(CN) — Hopes to evacuate large numbers of civilians in Ukrainian cities under siege from Russian forces were smashed on Tuesday after both sides accused each other of violating a ceasefire and fighting and bombing continued to rage across eastern and southern Ukraine.
Tuesday started with Russia and Ukraine seeming to agree on opening up humanitarian corridors out of several devastated cities but by the afternoon Ukraine accused Russian troops of violating the ceasefire and shelling an evacuation route out of the desperate city of Mariupol, where some 200,000 civilians are trapped.
Also in the afternoon, in a major escalation on the economic front, U.S. President Joe Biden announced a ban on Russian oil, gas and coal imports, a move that rattled oil markets further and pushed up the price of energy even higher.
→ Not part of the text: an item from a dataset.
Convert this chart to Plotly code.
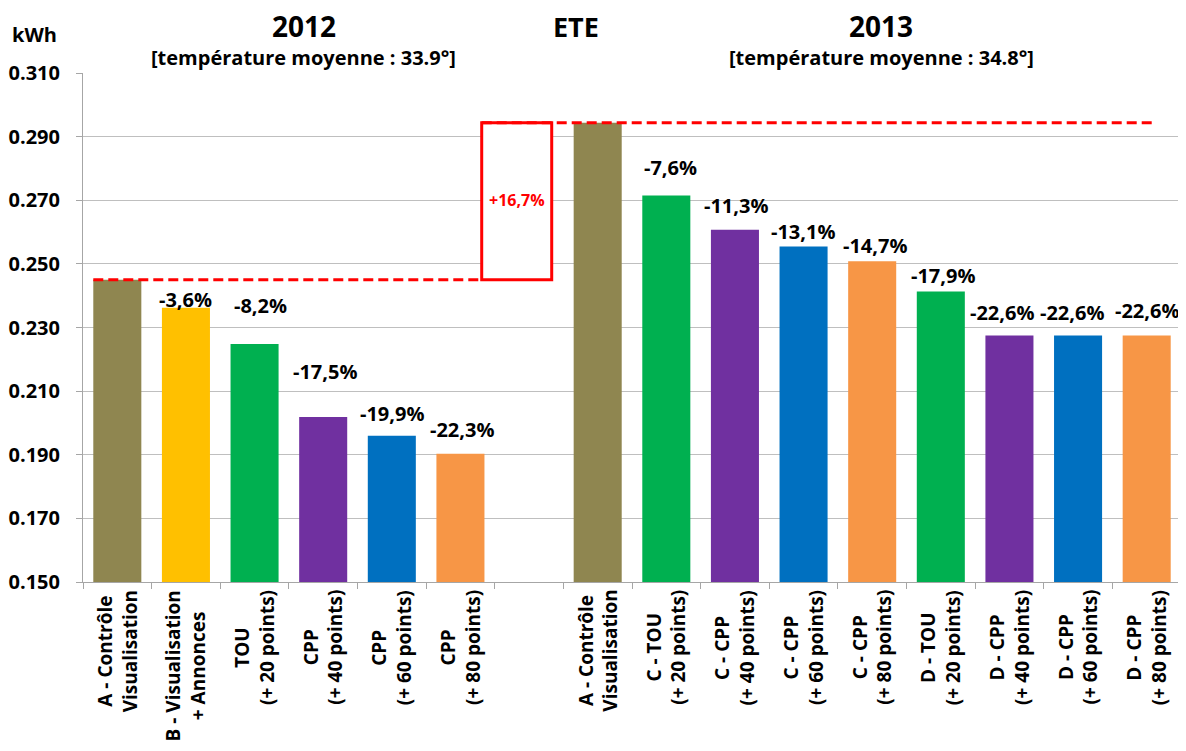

The economic fallout of the war between Ukraine and Russia may push the world into a global recession that could cause even more unrest around a world already on its knees due to the coronavirus pandemic.
Groups of civilians were evacuated from Sumy, Irpin and other besieged Ukrainian towns and cities on Tuesday before the ceasefire broke down.
This was the second time the evacuation of Mariupol faltered, though some civilians have managed to flee the city via a route that leads to Russia-controlled territory. Russia media spoke to civilians charging Ukrainian forces were not letting people leave Mariupol.
Fighting is especially intense in and around Mariupol, a southern port city surrounded by Russian and pro-Russian forces. Russia accuses hardcore Ukrainian soldiers with the Azov Battalion of not letting civilians leave the besieged city, which is deemed crucial in Russian efforts to connect Crimea, a peninsula annexed by Russia in 2014, with parts of eastern Ukraine under Russian control.
Russia came under fresh accusations of killing civilians and inflicting catastrophic damage on Ukrainian cities. Russia accuses Ukrainian forces of attacking from residential areas and using civilians as “human shields.”
On Tuesday, Ukraine accused Russian troops of killing three orphanage teachers and wounding two others after striking a minibus in the region of Mykolayiv, an area near the southern port city of Odessa, which Russia is trying to seize. News media also showed horrifying video of what was described as a Russian armored vehicle firing at a civilian car and incinerating an elderly couple inside.
For as horrific as Russia’s assault on Ukraine has been, some military experts say Russian military strategists may have made a miscalculation by actually being “too soft” at the opening stages of the invasion and choosing not to bomb Ukrainian military barracks and unleashing Russia’s catastrophic artillery might against Ukraine. Russia, some experts say, may not have wanted to cause massive deaths in the hope of not turning Ukrainian sentiment against Russia.
Western and Ukrainian analysts suggest an increasingly isolated, irrational and ideological Russian President Vladimir Putin, obsessed with the idea of reconstituting the old Russian empire with himself as a new kind of tsar, badly misjudged the sentiment of a Ukrainian population in thinking they would welcome Russian troops as “liberators.”
They argue he was deluded by a notion that Ukrainians in the eastern part of the country would not see Russia as the enemy but rather as a sister nation.
On Tuesday, the heads of U.S. spy agencies warned that Putin’s setbacks in Ukraine may cause him to escalate attacks on Ukraine and that the world needs to be prepared for “an ugly next few weeks.”